Once the clothes come out of the washing machine, in they go to the dryer . . . oh, right, this isn't the U.S.  No dryers here.  Now, I do understand why dryers waste electricity and there's no need for dryers in hot, sunny countries like Namibia and India.  But, England?  People, I went for weeks without seeing sunny sky in that country and our clothes used to take two solid days to dry.  It was a game we played: the sun comes out for two hours, rush out and hang them, oh darn - rain's coming, rush them back in and set them by the heater, and scream in frustration.

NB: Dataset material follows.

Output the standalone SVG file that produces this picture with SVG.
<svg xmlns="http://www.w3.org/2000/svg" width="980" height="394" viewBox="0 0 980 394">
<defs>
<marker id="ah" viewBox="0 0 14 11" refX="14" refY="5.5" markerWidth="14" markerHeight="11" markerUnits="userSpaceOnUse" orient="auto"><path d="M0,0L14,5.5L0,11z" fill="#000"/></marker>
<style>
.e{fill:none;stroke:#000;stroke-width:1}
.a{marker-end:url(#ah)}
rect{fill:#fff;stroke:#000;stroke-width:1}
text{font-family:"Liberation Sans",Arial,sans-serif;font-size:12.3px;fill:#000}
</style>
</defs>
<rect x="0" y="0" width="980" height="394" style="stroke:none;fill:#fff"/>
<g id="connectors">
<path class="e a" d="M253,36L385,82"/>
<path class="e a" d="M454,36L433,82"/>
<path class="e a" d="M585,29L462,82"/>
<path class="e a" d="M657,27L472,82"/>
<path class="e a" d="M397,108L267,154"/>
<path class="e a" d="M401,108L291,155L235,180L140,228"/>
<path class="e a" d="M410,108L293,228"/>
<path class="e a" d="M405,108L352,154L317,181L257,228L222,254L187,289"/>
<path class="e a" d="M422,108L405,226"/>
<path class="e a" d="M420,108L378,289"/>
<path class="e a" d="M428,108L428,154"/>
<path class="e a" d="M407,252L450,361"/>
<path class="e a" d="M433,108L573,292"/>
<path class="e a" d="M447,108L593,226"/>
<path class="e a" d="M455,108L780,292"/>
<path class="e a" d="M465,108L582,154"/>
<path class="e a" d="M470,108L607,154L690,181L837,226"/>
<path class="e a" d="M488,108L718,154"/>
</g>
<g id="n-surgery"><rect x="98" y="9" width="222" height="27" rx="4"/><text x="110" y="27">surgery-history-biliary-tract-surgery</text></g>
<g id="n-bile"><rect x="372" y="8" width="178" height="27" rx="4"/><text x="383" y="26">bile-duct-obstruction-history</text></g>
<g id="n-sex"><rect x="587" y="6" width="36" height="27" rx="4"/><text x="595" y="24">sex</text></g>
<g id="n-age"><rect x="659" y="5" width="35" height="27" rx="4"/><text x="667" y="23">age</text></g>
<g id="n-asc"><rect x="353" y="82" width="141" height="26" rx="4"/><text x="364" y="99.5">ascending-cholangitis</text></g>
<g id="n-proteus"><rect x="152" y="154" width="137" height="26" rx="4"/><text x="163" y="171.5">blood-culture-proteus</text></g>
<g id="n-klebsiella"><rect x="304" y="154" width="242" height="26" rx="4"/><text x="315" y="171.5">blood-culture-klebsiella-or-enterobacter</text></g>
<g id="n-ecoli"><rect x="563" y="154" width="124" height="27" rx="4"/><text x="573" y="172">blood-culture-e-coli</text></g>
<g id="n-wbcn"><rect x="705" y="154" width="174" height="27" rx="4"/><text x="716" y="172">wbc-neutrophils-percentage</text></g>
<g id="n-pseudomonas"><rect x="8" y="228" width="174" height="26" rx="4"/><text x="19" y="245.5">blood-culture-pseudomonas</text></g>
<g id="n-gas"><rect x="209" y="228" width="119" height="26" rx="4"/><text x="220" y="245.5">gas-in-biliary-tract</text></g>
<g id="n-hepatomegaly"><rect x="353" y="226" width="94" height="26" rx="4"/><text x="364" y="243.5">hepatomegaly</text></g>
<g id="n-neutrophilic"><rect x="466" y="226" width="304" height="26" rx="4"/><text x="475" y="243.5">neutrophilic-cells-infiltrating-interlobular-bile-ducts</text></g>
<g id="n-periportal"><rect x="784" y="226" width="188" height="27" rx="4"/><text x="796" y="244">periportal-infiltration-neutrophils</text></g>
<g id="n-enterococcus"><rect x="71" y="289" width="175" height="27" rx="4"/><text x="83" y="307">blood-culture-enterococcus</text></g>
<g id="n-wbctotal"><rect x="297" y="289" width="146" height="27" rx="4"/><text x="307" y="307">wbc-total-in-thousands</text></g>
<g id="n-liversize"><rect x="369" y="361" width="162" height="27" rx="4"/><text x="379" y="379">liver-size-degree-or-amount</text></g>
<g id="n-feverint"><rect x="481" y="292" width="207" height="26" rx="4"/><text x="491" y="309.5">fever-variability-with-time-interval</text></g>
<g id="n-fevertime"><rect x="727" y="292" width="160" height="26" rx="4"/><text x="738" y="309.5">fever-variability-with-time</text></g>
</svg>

Get your hands in those suds.

Often, and all too often at that, hotels don't have laundry machines and expect that you'll be willing to shell out enough to buy your own washing machine to get a simple pair of pants laundered.  So, we handwash.

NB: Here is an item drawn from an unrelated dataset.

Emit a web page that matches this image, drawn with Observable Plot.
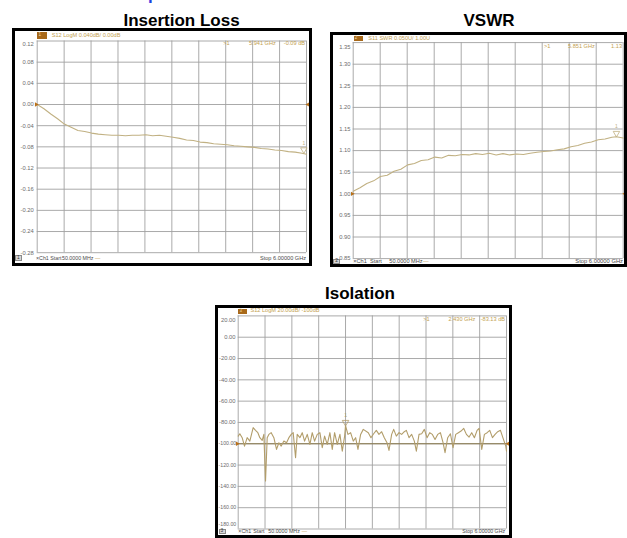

Handwashing is relatively simple: stick the water in a tub, toss in some detergent, and turn your own hands into a rinse cycle, wring out the soap, clean with water again, and wring dry.  Of course, this isn't an all too bad option but when faced with five days worth of clothes, hand-washing is akin to a really good workout at your local gym.  (And believe me, neither of us are nearly this cute when we're handwashing our laundry.)

Speak that laundry language.

Sometimes, we have to take our laundry to a laundromat because we don't have a washing machine or a tub.  And, in many countries, especially Thailand , Cambodia, and China, laundry services are often cheap and plentiful --- something like one in four stores in Cambodia offer laundry services.  Cue the hilarious conversations about how we want our laundry done in languages we don't understand, meaning that, more often than not, our clothes devolve further into their manky English-gray, holey condition.  [That being said, the Thai and Cambodian laundry services are probably the best in the world --- they even iron your underwear!]  And, for the love of your wardrobe, please never travel with anything that needs to be dry clean only because you might as well just douse them into the Ganges and set fire to them --- you're never going to have those duds in wearable condition again.

As it is, the first thing happening when we head back to the States in the fall is that every single piece of clothing I currently wear is going straight into the trash because even the needy don't need my awful cast-off clothes.  I'm counting down the days when my white shirts are white and my black pants are black again.